According to this line of reasoning, the woman is a complete victim when it comes to abortion. This plays into what I would refer to as “Victorian” mores. If my operative use of the term “Victorian” puzzles you, read on.

Most views of male/female relationships fall into one of five categories: Egalitarian, Victorian, Feminist, Misogynist, and Patriarchal. These are distinguished by the inherent rights and responsibilities men and women have to each other:

Egalitarian. In an Egalitarian view, men and women have equal and identical rights and neither is responsible for the other.

Victorian. In a Victorian view, men and women have equal rights, and men are responsible for women, but women are not responsible for themselves.

Feminist. In a Feminist view, men are responsible for women, but have no rights, women have rights, but are not responsible for anything.

Misogynist. In a Misogynist view, men have rights, but are not responsible for women, and women are responsible for men, but have no rights.

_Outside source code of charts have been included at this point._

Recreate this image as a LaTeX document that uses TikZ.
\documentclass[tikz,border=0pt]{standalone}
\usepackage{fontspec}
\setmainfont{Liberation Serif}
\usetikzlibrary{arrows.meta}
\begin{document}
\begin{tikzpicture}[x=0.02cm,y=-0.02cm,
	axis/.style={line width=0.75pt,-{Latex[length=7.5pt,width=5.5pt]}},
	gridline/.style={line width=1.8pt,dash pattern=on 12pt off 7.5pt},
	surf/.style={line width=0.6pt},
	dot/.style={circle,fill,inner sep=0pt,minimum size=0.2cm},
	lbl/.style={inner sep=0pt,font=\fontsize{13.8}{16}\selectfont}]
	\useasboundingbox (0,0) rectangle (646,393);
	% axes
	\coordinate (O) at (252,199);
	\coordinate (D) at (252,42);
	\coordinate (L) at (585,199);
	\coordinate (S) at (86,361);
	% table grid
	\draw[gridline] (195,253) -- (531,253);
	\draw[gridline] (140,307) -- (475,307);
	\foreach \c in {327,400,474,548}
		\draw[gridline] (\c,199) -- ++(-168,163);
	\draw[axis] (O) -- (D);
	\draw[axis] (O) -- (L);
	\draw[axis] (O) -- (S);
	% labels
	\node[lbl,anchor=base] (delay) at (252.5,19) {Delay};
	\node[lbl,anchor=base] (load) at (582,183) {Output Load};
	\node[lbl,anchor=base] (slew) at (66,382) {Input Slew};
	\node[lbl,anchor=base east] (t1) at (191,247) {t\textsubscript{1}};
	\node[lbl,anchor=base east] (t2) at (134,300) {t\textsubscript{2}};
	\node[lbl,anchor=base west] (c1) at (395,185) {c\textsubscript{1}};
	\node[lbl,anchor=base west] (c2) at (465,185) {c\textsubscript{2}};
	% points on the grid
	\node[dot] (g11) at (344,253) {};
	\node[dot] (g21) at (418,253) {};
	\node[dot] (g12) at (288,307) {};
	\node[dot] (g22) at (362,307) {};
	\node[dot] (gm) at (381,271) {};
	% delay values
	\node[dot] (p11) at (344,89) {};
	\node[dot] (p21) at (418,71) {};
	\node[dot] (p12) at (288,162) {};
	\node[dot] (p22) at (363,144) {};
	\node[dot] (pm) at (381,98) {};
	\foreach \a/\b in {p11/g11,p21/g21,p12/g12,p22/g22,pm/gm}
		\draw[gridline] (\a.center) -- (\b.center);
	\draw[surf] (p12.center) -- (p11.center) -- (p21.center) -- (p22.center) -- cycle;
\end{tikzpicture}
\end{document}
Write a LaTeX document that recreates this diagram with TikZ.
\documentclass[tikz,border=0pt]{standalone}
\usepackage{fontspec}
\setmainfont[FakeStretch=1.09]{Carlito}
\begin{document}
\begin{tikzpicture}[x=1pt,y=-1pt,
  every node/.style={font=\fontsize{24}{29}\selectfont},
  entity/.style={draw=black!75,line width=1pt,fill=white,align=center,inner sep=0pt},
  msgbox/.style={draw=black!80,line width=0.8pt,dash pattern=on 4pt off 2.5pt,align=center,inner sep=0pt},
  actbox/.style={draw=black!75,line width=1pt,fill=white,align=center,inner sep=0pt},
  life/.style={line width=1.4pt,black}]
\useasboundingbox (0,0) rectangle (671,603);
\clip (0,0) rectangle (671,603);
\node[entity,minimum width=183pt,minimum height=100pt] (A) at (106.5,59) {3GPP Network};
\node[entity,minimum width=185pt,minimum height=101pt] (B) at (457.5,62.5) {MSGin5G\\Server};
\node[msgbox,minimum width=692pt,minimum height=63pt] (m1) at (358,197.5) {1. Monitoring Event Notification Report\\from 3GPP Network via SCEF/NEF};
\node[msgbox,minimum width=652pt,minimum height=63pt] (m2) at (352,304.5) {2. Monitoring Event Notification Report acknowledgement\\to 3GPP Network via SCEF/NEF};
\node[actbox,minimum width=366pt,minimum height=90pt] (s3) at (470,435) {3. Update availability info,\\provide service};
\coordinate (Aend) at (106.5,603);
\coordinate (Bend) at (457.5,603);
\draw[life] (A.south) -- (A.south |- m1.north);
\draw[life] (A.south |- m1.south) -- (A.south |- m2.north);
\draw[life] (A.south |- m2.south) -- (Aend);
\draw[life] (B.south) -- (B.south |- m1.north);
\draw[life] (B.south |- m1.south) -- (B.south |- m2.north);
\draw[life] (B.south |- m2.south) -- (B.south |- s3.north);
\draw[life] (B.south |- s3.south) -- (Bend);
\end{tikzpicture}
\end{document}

Patriarchal. In a Patriarchal view, men have rights and are fully responsible for women, women neither have rights, nor are they responsible for anything.

To explicate these distinctions more fully, let’s look at the Fall of Man from each viewpoint:

Egalitarian – Adam and Eve are both fully culpable for eating the fruit individually.

Victorian – Adam is culpable for both himself and Eve, because the serpent preyed on Eve and she is an innocent victim. Eve was totally within her rights to talk to the serpent.

Feminist – Adam is the only culpable one. Eve did nothing wrong, she was the victim of the serpent. And Adam. And probably God.

Misogynist – Adam did nothing wrong and was tricked by Eve. Eve is fully culpable for her actions.

Patriarchal – Adam and Eve were both culpable, but Adam was more culpable, because Eve is his responsibility. Eve should not have been talking to the serpent without Adam; if he was there, then even worse on him.

With this in mind, we can better see the Victorian feminism present in the explanations from pro-life organizations. If women get abortions (the thinking goes), they must be innocent victims of men because they are not ultimately responsible for their own actions.

This is clearly different from the Patriarchal view in which women simply would not have the right to get an abortion; a woman’s choice to do so, although wrong on her part, would ultimately be the fault her husband or father for failing to protect her. The Patriarchal view may be what the early feminist suffragettes were reacting to 100 years ago, but I find it very doubtful that this is the typical case today.

Many who like to think they operate under an egalitarian view and also oppose feminism actually have an early-feminist Victorian philosophy of the sexes. This is true of the major pro-life organizations. Those who assume these organizations want to do everything possible to end abortions should probably look closer at their political and philosophical underpinnings. The March for Life states that its vision is “A world where every human life is valued and protected.” The SBA List declares that it “exists to pass laws to protect unborn children and their mothers from abortion.” This is prominently displayed on their websites— there is no subterfuge here. If you, like The Donald, thought their mission was to make abortion illegal with all the legal ramifications in mind, you may find yourself equally embarrassed.